Right now, I’m having trouble finding the words. What do I tell God on this beautiful afternoon? I am grateful to be alive. Yes. But is that a prayer? I need to pray. Something about today demands prayer. I don’t need to pray about the United Methodist Church, re-fighting the Civil War, or ordaining gay clergy. Oh, I can fight the culture war battles all day long. Give me a Gatorade and a couple hours of sleep and I’m fine for another day. Right now, I’m a million miles away from what I thought mattered ten minutes ago. Those things matter but words fail me now. Holy words seep through my fingers like water on a hot summer day. The words are not there. I speak silence.  My prayers are silent.

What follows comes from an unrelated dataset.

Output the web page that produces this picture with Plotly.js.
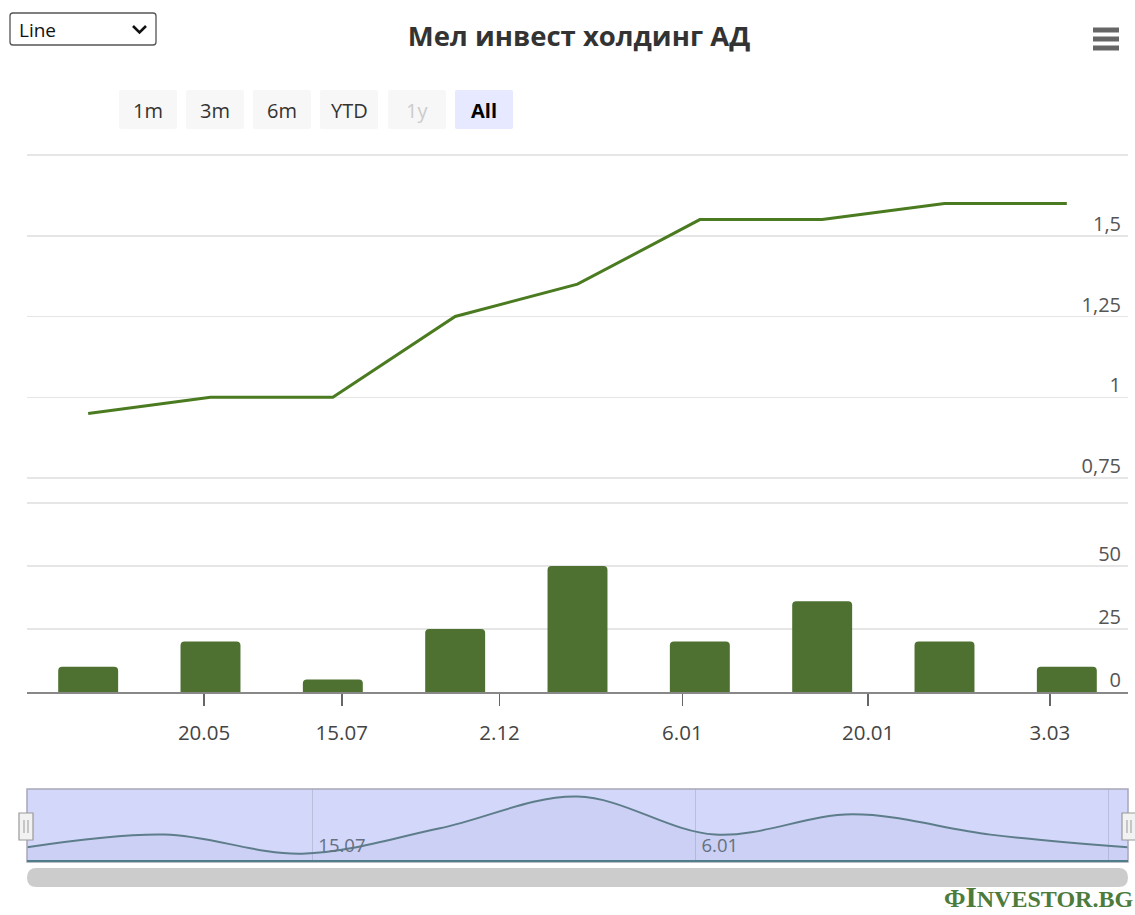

The onslaught of death has worn me out. Onslaught is a strong, medieval word. I know this. I choose it purposefully. Death is like an invading army laying siege to the once safe fortress I called my life. The people I’m called to shepherd die with all too regular frequency. Others in my church are being diagnosed with forms of terminal cancer at a rate of almost one or two persons per week. Psalm 23 speaks of the “valley of the shadow of death”. I would hope, statistically speaking, there would be a peak on the other side. Our valley is a road that just keeps going. I want off this death road.

This morning, my wife’s sister (my sister-in-law) and beloved aunt to our three daughters was killed in an automobile accident. I’m growing weary of preaching that death has lost its sting. Death stings; to pretend any different is to lie. Paul helps us put on a brave face but it doesn’t face the fact. Even with Jesus in your heart, death hurts. Death still has a sting.